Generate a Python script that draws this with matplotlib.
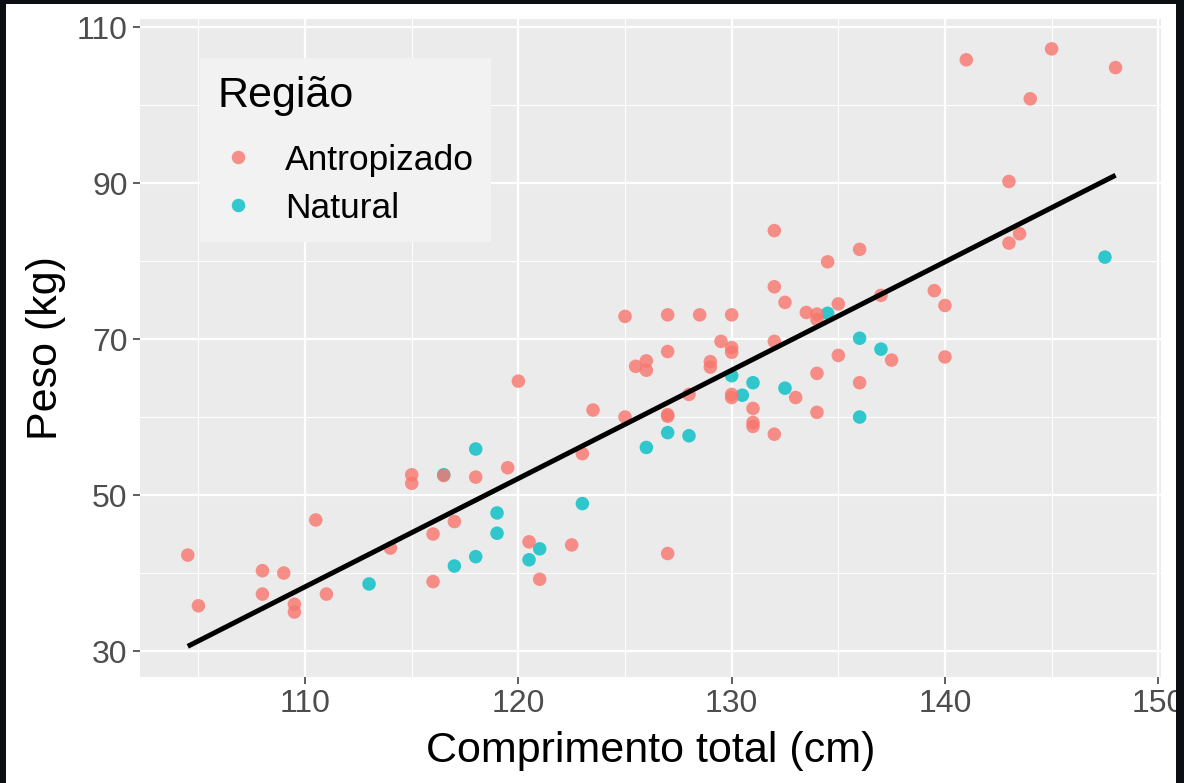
import numpy as np
import matplotlib.pyplot as plt
from matplotlib.patches import Rectangle
from matplotlib.ticker import MultipleLocator
from matplotlib.lines import Line2D

plt.rcParams['font.family'] = ['Liberation Sans', 'DejaVu Sans']

# Antropizado
antro_x = [104.5, 105, 108, 108, 109, 109.5, 109.5, 110.5, 111, 114,
           115, 115, 116.5, 116, 116, 117, 118, 119.5, 120, 120.5,
           121, 122.5, 123, 123.5, 125, 125, 125.5, 126, 126, 127,
           127, 127, 127, 127, 128, 128.5, 129, 129, 129.5, 130,
           130, 130, 130, 130, 131, 131, 131, 132, 132, 132,
           132, 132.5, 133, 133.5, 134, 134, 134, 134, 134.5, 135,
           135, 136, 136, 137, 137.5, 139.5, 140, 140, 141, 143,
           143, 143.5, 144, 145, 148]
antro_y = [42.3, 35.8, 40.3, 37.3, 40.0, 36.0, 35.0, 46.8, 37.3, 43.2,
           52.6, 51.5, 52.5, 45.0, 38.9, 46.6, 52.3, 53.5, 64.6, 44.0,
           39.2, 43.6, 55.3, 60.9, 60.0, 72.9, 66.5, 67.2, 66.0, 73.1,
           68.4, 60.3, 60.1, 42.5, 62.9, 73.1, 67.1, 66.4, 69.7, 73.1,
           68.9, 68.3, 62.9, 62.5, 61.1, 59.3, 58.8, 83.9, 76.7, 69.7,
           57.8, 74.7, 62.5, 73.4, 73.2, 72.5, 65.6, 60.6, 79.9, 74.5,
           67.9, 81.5, 64.4, 75.6, 67.3, 76.2, 74.3, 67.7, 105.8, 90.2,
           82.3, 83.5, 100.8, 107.2, 104.8]

# Natural
nat_x = [113, 116.5, 117, 118, 118, 119, 119, 120.5, 121, 123,
         126, 127, 128, 130, 130.5, 131, 132.5, 134.5, 136, 136,
         137, 147.5]
nat_y = [38.6, 52.6, 40.9, 55.9, 42.1, 47.7, 45.1, 41.7, 43.1, 48.9,
         56.1, 58.0, 57.6, 65.3, 62.8, 64.4, 63.7, 73.3, 70.1, 60.0,
         68.7, 80.5]

# linha de ajuste (lm)
fit_x = [104.5, 148.0]
fit_y = [30.6, 91.0]

x_ticks = [110, 120, 130, 140, 150]
y_ticks = [30, 50, 70, 90, 110]

col_antro = '#F8766D'
col_nat = '#00BFC4'

W, H = 1184, 783
fig = plt.figure(figsize=(W / 100, H / 100), dpi=100)
fig.patch.set_facecolor('white')

ax = fig.add_axes([140 / W, 1 - 677 / H, (1161 - 140) / W, (677 - 19) / H])
ax.set_facecolor('#EBEBEB')
for s in ax.spines.values():
    s.set_visible(False)

ax.set_xlim(102.26, 150.13)
ax.set_ylim(26.67, 111.03)
ax.set_xticks(x_ticks)
ax.set_yticks(y_ticks)
ax.xaxis.set_minor_locator(MultipleLocator(5))
ax.yaxis.set_minor_locator(MultipleLocator(10))
ax.set_axisbelow(True)
ax.grid(which='major', color='white', lw=1.6)
ax.grid(which='minor', color='white', lw=0.7)
ax.tick_params(which='minor', length=0)
ax.tick_params(which='major', length=5, width=1.1, color='#333333',
               labelcolor='#4D4D4D', labelsize=23, pad=4)

ax.scatter(nat_x, nat_y, s=95, color=col_nat, alpha=0.8, edgecolors='none', zorder=3)
ax.scatter(antro_x, antro_y, s=95, color=col_antro, alpha=0.8, edgecolors='none', zorder=3)
ax.plot(fit_x, fit_y, color='black', lw=3.6, solid_capstyle='butt', zorder=4)

ax.set_xlabel('Comprimento total (cm)', fontsize=31, labelpad=8)
ax.set_ylabel('Peso (kg)', fontsize=31, labelpad=8)

handles = [
    Line2D([], [], ls='none', marker='o', markersize=9.7, color=col_antro,
           alpha=0.8, markeredgewidth=0, label='Antropizado'),
    Line2D([], [], ls='none', marker='o', markersize=9.7, color=col_nat,
           alpha=0.8, markeredgewidth=0, label='Natural'),
]
leg = ax.legend(handles=handles, title='Região', loc='upper left',
                bbox_to_anchor=(0.0588, 0.9407), fontsize=25.5, title_fontsize=31,
                frameon=True, fancybox=False, framealpha=1, facecolor='#F2F2F2',
                edgecolor='none', borderpad=0.5, handletextpad=0.76,
                labelspacing=0.43, handlelength=1.13, alignment='left',
                borderaxespad=0)
leg._legend_box.sep = 20

# moldura escura do screenshot
dark = '#0b0f13'
for rect in [(0, 1 - 4 / H, 1, 4 / H), (0, 0, 6 / W, 1), (1176 / W, 0, 8 / W, 1)]:
    fig.patches.append(Rectangle(rect[:2], rect[2], rect[3], transform=fig.transFigure,
                                 facecolor=dark, edgecolor='none', zorder=10))

fig.savefig('out.png', dpi=100)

________________

> [WHAT TO WORK ON]:
Everything from the first line of the listing above through the line that contains "s.set_visible(False)" is to be restated word for word, minus the pictures.

> [RESULT OF THIS EXERCISE]:
Generate a Python script that draws this with matplotlib.
import numpy as np
import matplotlib.pyplot as plt
from matplotlib.patches import Rectangle
from matplotlib.ticker import MultipleLocator
from matplotlib.lines import Line2D

plt.rcParams['font.family'] = ['Liberation Sans', 'DejaVu Sans']

# Antropizado
antro_x = [104.5, 105, 108, 108, 109, 109.5, 109.5, 110.5, 111, 114,
           115, 115, 116.5, 116, 116, 117, 118, 119.5, 120, 120.5,
           121, 122.5, 123, 123.5, 125, 125, 125.5, 126, 126, 127,
           127, 127, 127, 127, 128, 128.5, 129, 129, 129.5, 130,
           130, 130, 130, 130, 131, 131, 131, 132, 132, 132,
           132, 132.5, 133, 133.5, 134, 134, 134, 134, 134.5, 135,
           135, 136, 136, 137, 137.5, 139.5, 140, 140, 141, 143,
           143, 143.5, 144, 145, 148]
antro_y = [42.3, 35.8, 40.3, 37.3, 40.0, 36.0, 35.0, 46.8, 37.3, 43.2,
           52.6, 51.5, 52.5, 45.0, 38.9, 46.6, 52.3, 53.5, 64.6, 44.0,
           39.2, 43.6, 55.3, 60.9, 60.0, 72.9, 66.5, 67.2, 66.0, 73.1,
           68.4, 60.3, 60.1, 42.5, 62.9, 73.1, 67.1, 66.4, 69.7, 73.1,
           68.9, 68.3, 62.9, 62.5, 61.1, 59.3, 58.8, 83.9, 76.7, 69.7,
           57.8, 74.7, 62.5, 73.4, 73.2, 72.5, 65.6, 60.6, 79.9, 74.5,
           67.9, 81.5, 64.4, 75.6, 67.3, 76.2, 74.3, 67.7, 105.8, 90.2,
           82.3, 83.5, 100.8, 107.2, 104.8]

# Natural
nat_x = [113, 116.5, 117, 118, 118, 119, 119, 120.5, 121, 123,
         126, 127, 128, 130, 130.5, 131, 132.5, 134.5, 136, 136,
         137, 147.5]
nat_y = [38.6, 52.6, 40.9, 55.9, 42.1, 47.7, 45.1, 41.7, 43.1, 48.9,
         56.1, 58.0, 57.6, 65.3, 62.8, 64.4, 63.7, 73.3, 70.1, 60.0,
         68.7, 80.5]

# linha de ajuste (lm)
fit_x = [104.5, 148.0]
fit_y = [30.6, 91.0]

x_ticks = [110, 120, 130, 140, 150]
y_ticks = [30, 50, 70, 90, 110]

col_antro = '#F8766D'
col_nat = '#00BFC4'

W, H = 1184, 783
fig = plt.figure(figsize=(W / 100, H / 100), dpi=100)
fig.patch.set_facecolor('white')

ax = fig.add_axes([140 / W, 1 - 677 / H, (1161 - 140) / W, (677 - 19) / H])
ax.set_facecolor('#EBEBEB')
for s in ax.spines.values():
    s.set_visible(False)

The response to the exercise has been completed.